California hasn’t elected a Republican governor in nearly two decades. Yet in the 2026 governor’s race, the biggest threat to Democratic dominance may not come from Republicans — it may come from Democrats themselves.
The reason is not ideology or a sudden shift in voter sentiment. The reason is math and California’s unique “top-two” primary system.
Adopted by voters in 2010, the system places all candidates on the same primary ballot regardless of party affiliation. The two candidates who receive the most votes advance to the general election, even if they belong to the same party. The reform was designed to weaken partisan gridlock and reward moderation. Instead, it has sometimes created unpredictable electoral outcomes.
This year, that unpredictability may reshape California’s race to replace outgoing Gov. Gavin Newsom. As many as eight prominent Democrats are competing to succeed him, each representing a different faction of the party and each convinced they have a viable path to victory.
San Jose Mayor Matt Mahan appeals to moderate voters and the tech community. Rep. Eric Swalwell is energizing progressive voters with a strong national message. Former Rep. Katie Porter continues to draw attention from activist Democrats, particularly in Southern California. Former State Controller Betty Yee has built support among moderate Democrats and Asian-American voters.
Meanwhile, former Los Angeles mayor Antonio Villaraigosa and former U.S. Attorney General Xavier Becerra are competing for Latino voters, with Becerra also benefiting from strong ties to organized labor.
Each of these candidates is credible. Each has a loyal political base. And each campaign believes it can emerge from a crowded field. But collectively, they may be creating a dangerous electoral scenario.
Recent polling shows many of the Democratic candidates clustered within just a few percentage points of one another. At the same time, two Republican candidates, political commentator Steve Hilton and Riverside County Sheriff Chad Bianco, appear to be consolidating Republican voters, each drawing somewhere between 15 and 20% support in early surveys.
Under California’s primary rules, that math matters more than party registration.
If Democratic voters divide their majority support among eight candidates, Hilton and Bianco could theoretically finish first and second with barely 20% of the vote or even less.
That would produce a stunning result: a Republican-only general election in one of the most Democratic states in the country.
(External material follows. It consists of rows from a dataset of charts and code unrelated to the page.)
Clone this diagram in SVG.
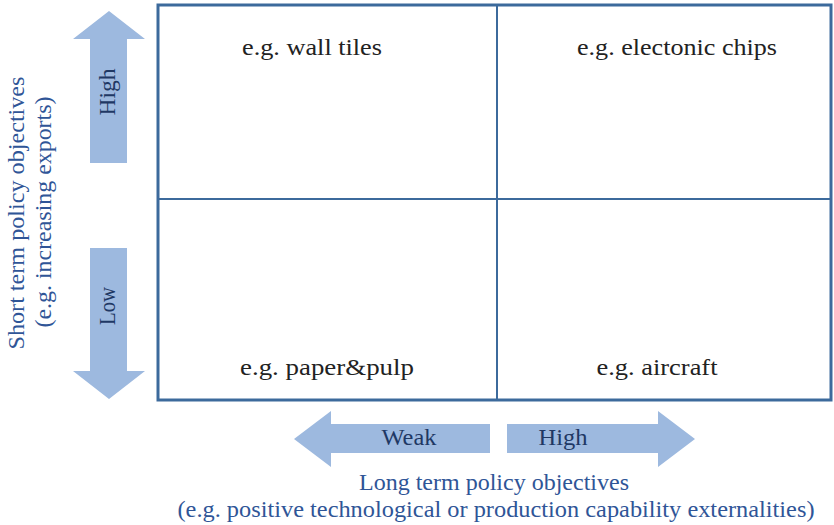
<svg xmlns="http://www.w3.org/2000/svg" width="834" height="525" viewBox="0 0 834 525">
<style>
.arr{fill:#9db9df}
.q{font-family:"Liberation Serif",serif;font-size:23px;fill:#222;text-anchor:middle}
.a{font-family:"Liberation Serif",serif;font-size:23px;fill:#1f3864;text-anchor:middle}
.ax{font-family:"Liberation Serif",serif;font-size:23px;fill:#2f5597;text-anchor:middle}
</style>
<rect width="834" height="525" fill="#fff"/>
<g id="grid">
<rect x="158" y="5" width="673" height="395" fill="#fff" stroke="#3c6a9c" stroke-width="3"/>
<line x1="497" y1="5" x2="497" y2="400" stroke="#3c6a9c" stroke-width="2"/>
<line x1="158" y1="199" x2="831" y2="199" stroke="#3c6a9c" stroke-width="2"/>
</g>
<g id="q-tl"><text class="q" x="312" y="55" textLength="140" lengthAdjust="spacingAndGlyphs">e.g. wall tiles</text></g>
<g id="q-tr"><text class="q" x="677" y="55" textLength="200" lengthAdjust="spacingAndGlyphs">e.g. electonic chips</text></g>
<g id="q-bl"><text class="q" x="327" y="375" textLength="174" lengthAdjust="spacingAndGlyphs">e.g. paper&amp;pulp</text></g>
<g id="q-br"><text class="q" x="657" y="375" textLength="121" lengthAdjust="spacingAndGlyphs">e.g. aircraft</text></g>
<g id="arrow-high-v">
<polygon class="arr" points="109,11 145,39 127,39 127,163 90,163 90,39 73,39"/>
<text class="a" transform="translate(115,92) rotate(-90)" textLength="47" lengthAdjust="spacingAndGlyphs">High</text>
</g>
<g id="arrow-low-v">
<polygon class="arr" points="90,248 127,248 127,371 145,371 109,399 73,371 90,371"/>
<text class="a" transform="translate(115,306) rotate(-90)" textLength="38" lengthAdjust="spacingAndGlyphs">Low</text>
</g>
<g id="arrow-weak">
<polygon class="arr" points="294,439 331,411 331,424 490,424 490,453 331,453 331,467"/>
<text class="a" x="409" y="445" textLength="55" lengthAdjust="spacingAndGlyphs">Weak</text>
</g>
<g id="arrow-high-h">
<polygon class="arr" points="507,424 658,424 658,411 695,439 658,467 658,453 507,453"/>
<text class="a" x="563" y="445" textLength="49" lengthAdjust="spacingAndGlyphs">High</text>
</g>
<g id="y-label">
<text class="ax" transform="translate(24,213) rotate(-90)" textLength="273" lengthAdjust="spacingAndGlyphs">Short term policy objectives</text>
<text class="ax" transform="translate(51,212) rotate(-90)" textLength="231" lengthAdjust="spacingAndGlyphs">(e.g. increasing exports)</text>
</g>
<g id="x-label">
<text class="ax" x="494" y="490" textLength="270" lengthAdjust="spacingAndGlyphs">Long term policy objectives</text>
<text class="ax" x="496" y="517" textLength="637" lengthAdjust="spacingAndGlyphs">(e.g. positive technological or production capability externalities)</text>
</g>
</svg>
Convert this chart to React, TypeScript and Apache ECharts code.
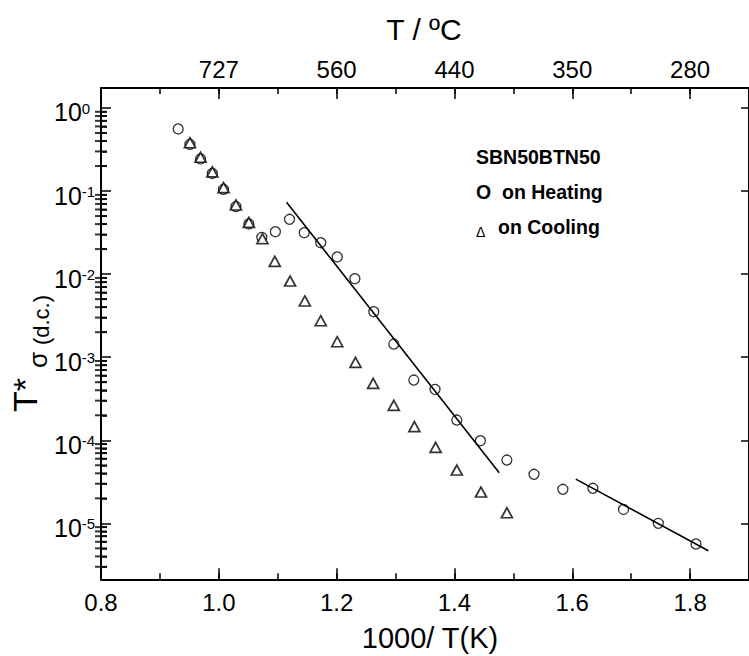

Democratic leaders understand the risk. Behind the scenes, party officials reportedly urged several candidates to step aside before the filing deadline in order to avoid this exact scenario. But none did.
Every campaign believes it can assemble a winning coalition. Every candidate sees a pathway through the crowded field.
History suggests the concern is not hypothetical.
In 2014, Democrats nearly produced the same outcome in the race for California controller when multiple Democratic candidates split the vote. Only a late surge prevented a Republican-only general election.
More than a decade later, the stakes are far higher.
This crowded primary is not simply a political accident. It reflects the gradual fragmentation of the governing coalition that defined the Newsom era, one that brought together environmental groups, organized labor, progressive activists, business-friendly moderates and a diverse statewide electorate.
Today those factions are competing for the future direction of the Democratic Party.
Republicans, by contrast, face simpler arithmetic.
With fewer candidates and a more unified voter base, Hilton and Bianco may not need majority support to advance. They may only need Democrats to remain divided.
California still strongly favors Democrats in statewide elections, and the party maintains a significant voter-registration advantage. Even if a Republican reaches the general election, a Democratic victory would remain likely. But California’s top-two primary system introduces an element of unpredictability. And in politics, unpredictable systems can produce surprising outcomes.
The larger question for Democrats is not simply whether they can avoid an electoral accident. It is whether they can produce a leader capable of uniting a coalition that increasingly appears fractured.